-- begin --
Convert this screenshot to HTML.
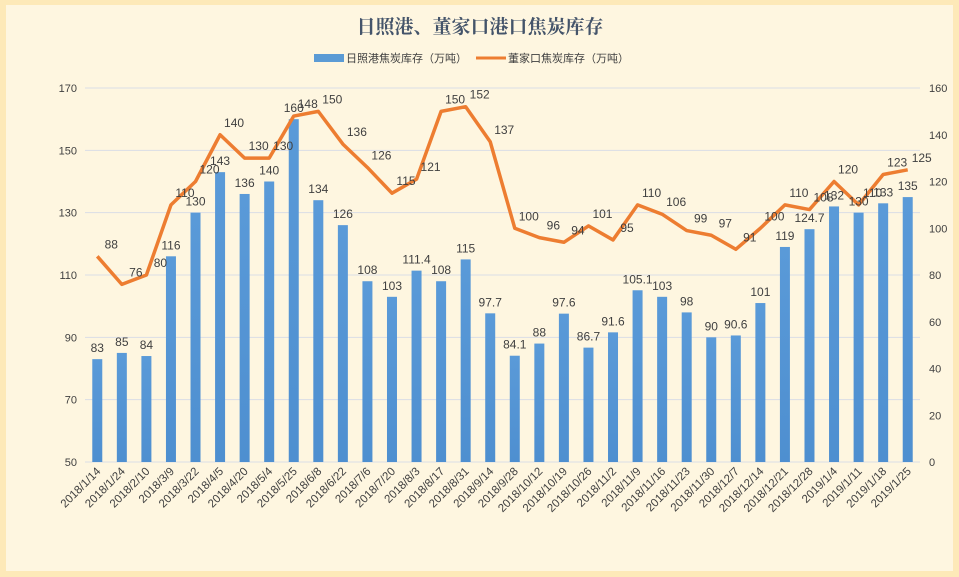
<!DOCTYPE html>
<html><head><meta charset="utf-8"><style>
body{margin:0;width:959px;height:577px;overflow:hidden;background:#fdf3d9;}
svg{display:block;font-family:"Liberation Sans","Noto Sans CJK SC",sans-serif;}
</style></head><body>
<svg width="959" height="577">
<defs><linearGradient id="bg" x1="0" x2="0" y1="0" y2="1"><stop offset="0" stop-color="#5a9ad8"/><stop offset="1" stop-color="#4e8fd0"/></linearGradient></defs>
<rect x="0" y="0" width="959" height="577" fill="#fde9b8"/>
<rect x="6" y="5" width="947" height="566" fill="#fef6e0"/>
<text x="480" y="33" text-anchor="middle" font-size="19" font-weight="bold" fill="#44546a" font-family="'Liberation Serif','Noto Serif CJK SC',serif">日照港、董家口港口焦炭库存</text>
<g>
<rect x="314" y="54" width="30" height="8" fill="#5b9bd5"/>
<text x="346" y="62" font-size="11" fill="#404040">日照港焦炭库存（万吨）</text>
<line x1="476" y1="58" x2="506" y2="58" stroke="#ed7d31" stroke-width="3"/>
<text x="508" y="62" font-size="11" fill="#404040">董家口焦炭库存（万吨）</text>
</g>
<g id="grid"></g><g id="bars"></g><g id="line"></g><g id="labels"></g><g id="axes"></g>
</svg>
<script>
const categories=["2018/1/14","2018/1/24","2018/2/10","2018/3/9","2018/3/22","2018/4/5","2018/4/20","2018/5/4","2018/5/25","2018/6/8","2018/6/22","2018/7/6","2018/7/20","2018/8/3","2018/8/17","2018/8/31","2018/9/14","2018/9/28","2018/10/12","2018/10/19","2018/10/26","2018/11/2","2018/11/9","2018/11/16","2018/11/23","2018/11/30","2018/12/7","2018/12/14","2018/12/21","2018/12/28","2019/1/4","2019/1/11","2019/1/18","2019/1/25"];
const rizhaoValues=[83,85,84,116,130,143,136,140,160,134,126,108,103,111.4,108,115,97.7,84.1,88,97.6,86.7,91.6,105.1,103,98,90,90.6,101,119,124.7,132,130,133,135];
const dongjiakouValues=[88,76,80,110,120,140,130,130,148,150,136,126,115,121,150,152,137,100,96,94,101,95,110,106,99,97,91,100,110,108,120,110,123,125];
const leftTicks=[50,70,90,110,130,150,170];
const rightTicks=[0,20,40,60,80,100,120,140,160];
const NS="http://www.w3.org/2000/svg";
const X0=85,X1=920,YT=88,YB=462;
const step=(X1-X0)/categories.length;
const xPos=i=>X0+step*(i+0.5);
const yL=v=>YB-(v-50)/(170-50)*(YB-YT);
const yR=v=>YB-v/160*(YB-YT);
function mk(tag,attrs,parent){const e=document.createElementNS(NS,tag);for(const k in attrs)e.setAttribute(k,attrs[k]);document.getElementById(parent).appendChild(e);return e;}
leftTicks.forEach(t=>{
 const g=mk('line',{x1:X0,x2:X1,y1:yL(t),y2:yL(t),stroke:'#d9dde6','stroke-width':1},'grid');
 
 
 const l=mk('text',{x:X0-8,y:yL(t)+4,'text-anchor':'end','font-size':11,fill:'#404040'},'axes');
 l.textContent=t;
 
 
});
rightTicks.forEach(t=>{
 const l=mk('text',{x:X1+9,y:yR(t)+4,'font-size':11,fill:'#404040'},'axes');
 l.textContent=t;
 
 
});
const bw=10;
rizhaoValues.forEach((v,i)=>{
 const b=mk('rect',{x:xPos(i)-bw/2,y:yL(v),width:bw,height:YB-yL(v),fill:'url(#bg)'},'bars');
 
 
 const t=mk('text',{x:xPos(i),y:yL(v)-7,'text-anchor':'middle','font-size':12,fill:'#404040'},'labels');
 t.textContent=v;
 
 
});
const pts=dongjiakouValues.map((v,i)=>xPos(i)+','+yR(v)).join(' ');
const pl=mk('polyline',{points:pts,fill:'none',stroke:'#ed7d31','stroke-width':3.5,'stroke-linejoin':'round'},'line');


dongjiakouValues.forEach((v,i)=>{
 const t=mk('text',{x:xPos(i)+14,y:yR(v)-8,'text-anchor':'middle','font-size':12,fill:'#404040'},'labels');
 t.textContent=v;
 
 
});
categories.forEach((c,i)=>{
 const x=xPos(i)+4,y=YB+10;
 const t=mk('text',{x:x,y:y,'text-anchor':'end','font-size':11.5,fill:'#404040',transform:`rotate(-45 ${x} ${y})`},'axes');
 t.textContent=c;
 
 
});
</script>
</body></html>
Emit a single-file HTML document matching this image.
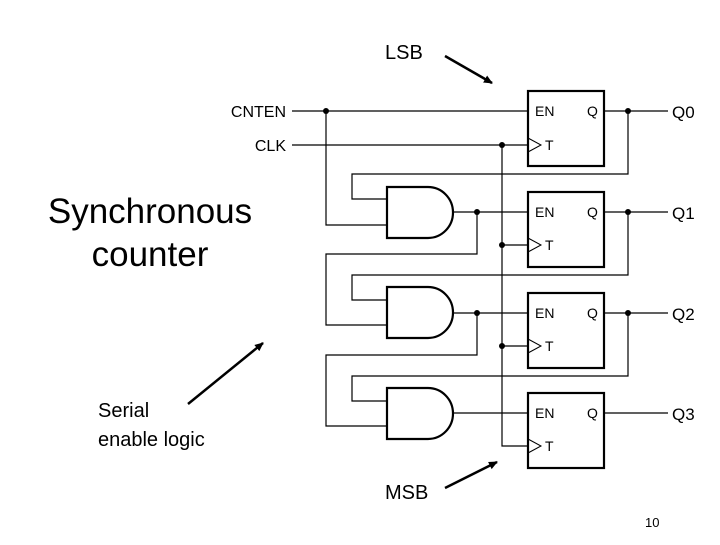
<!DOCTYPE html><html><head><style>body{margin:0;background:#fff}</style></head><body>
<svg width="720" height="540" xmlns="http://www.w3.org/2000/svg" font-family="Liberation Sans, sans-serif">
<defs><marker id="a" markerWidth="10" markerHeight="10" refX="8" refY="5" orient="auto" markerUnits="userSpaceOnUse"><path d="M0,1 L9,5 L0,9 z" fill="#000"/></marker></defs>
<g fill="none" stroke="#000" stroke-width="1.2">
<path d="M292,111H528M292,145H528M502,145V446H528M502,245H528M502,346H528"/>
<path d="M326,111V225H387M628,111V174H352V199H387"/>
<path d="M453,212H528M477,212V254H326V325H387M628,212V275H352V300H387"/>
<path d="M453,313H528M477,313V355H326V426H387M628,313V376H352V401H387"/>
<path d="M453,413H528"/>
<path d="M604,111H668M604,212H668M604,313H668M604,413H668"/>
</g>
<g fill="none" stroke="#000" stroke-width="2.2">
<rect x="528" y="91" width="76" height="75"/><rect x="528" y="192" width="76" height="75"/>
<rect x="528" y="293" width="76" height="75"/><rect x="528" y="393" width="76" height="75"/>
<path d="M387,187H428A25,25.5 0 0 1 428,238H387Z"/>
<path d="M387,287H428A25,25.5 0 0 1 428,338H387Z"/>
<path d="M387,388H428A25,25.5 0 0 1 428,439H387Z"/>
</g>
<g fill="none" stroke="#000" stroke-width="1"><path d="M528,138L541,145L528,152M528,238L541,245L528,252M528,339L541,346L528,353M528,439L541,446L528,453"/></g>
<g fill="#000"><circle cx="326" cy="111" r="3"/><circle cx="502" cy="145" r="3"/><circle cx="628" cy="111" r="3"/>
<circle cx="477" cy="212" r="3"/><circle cx="502" cy="245" r="3"/><circle cx="628" cy="212" r="3"/>
<circle cx="477" cy="313" r="3"/><circle cx="502" cy="346" r="3"/><circle cx="628" cy="313" r="3"/></g>
<g font-size="16" fill="#000">
<text x="286" y="117" text-anchor="end">CNTEN</text><text x="286" y="151" text-anchor="end">CLK</text>
<text x="672" y="118" font-size="17">Q0</text><text x="672" y="219" font-size="17">Q1</text><text x="672" y="320" font-size="17">Q2</text><text x="672" y="420" font-size="17">Q3</text>
</g>
<g font-size="14" fill="#000">
<text x="535" y="116">EN</text><text x="587" y="116">Q</text><text x="545" y="150">T</text>
<text x="535" y="217">EN</text><text x="587" y="217">Q</text><text x="545" y="250">T</text>
<text x="535" y="318">EN</text><text x="587" y="318">Q</text><text x="545" y="351">T</text>
<text x="535" y="418">EN</text><text x="587" y="418">Q</text><text x="545" y="451">T</text>
</g>
<g fill="#000" font-size="20">
<text x="385" y="59">LSB</text><text x="385" y="499">MSB</text>
<text x="98" y="417">Serial</text><text x="98" y="446">enable logic</text>
</g>
<text x="150" y="223" font-size="35" text-anchor="middle">Synchronous</text>
<text x="150" y="266" font-size="35" text-anchor="middle">counter</text>
<text x="645" y="527" font-size="13">10</text>
<g stroke="#000" stroke-width="2.5" marker-end="url(#a)">
<line x1="445" y1="56" x2="492" y2="83"/><line x1="188" y1="404" x2="263" y2="343"/><line x1="445" y1="488" x2="497" y2="462"/>
</g>
</svg></body></html>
-- end --
■ Objective
Whichever lines contain the string "this", select and copy them.

■ Finished exercise
Convert this screenshot to HTML.
Emit a single-file HTML document matching this image.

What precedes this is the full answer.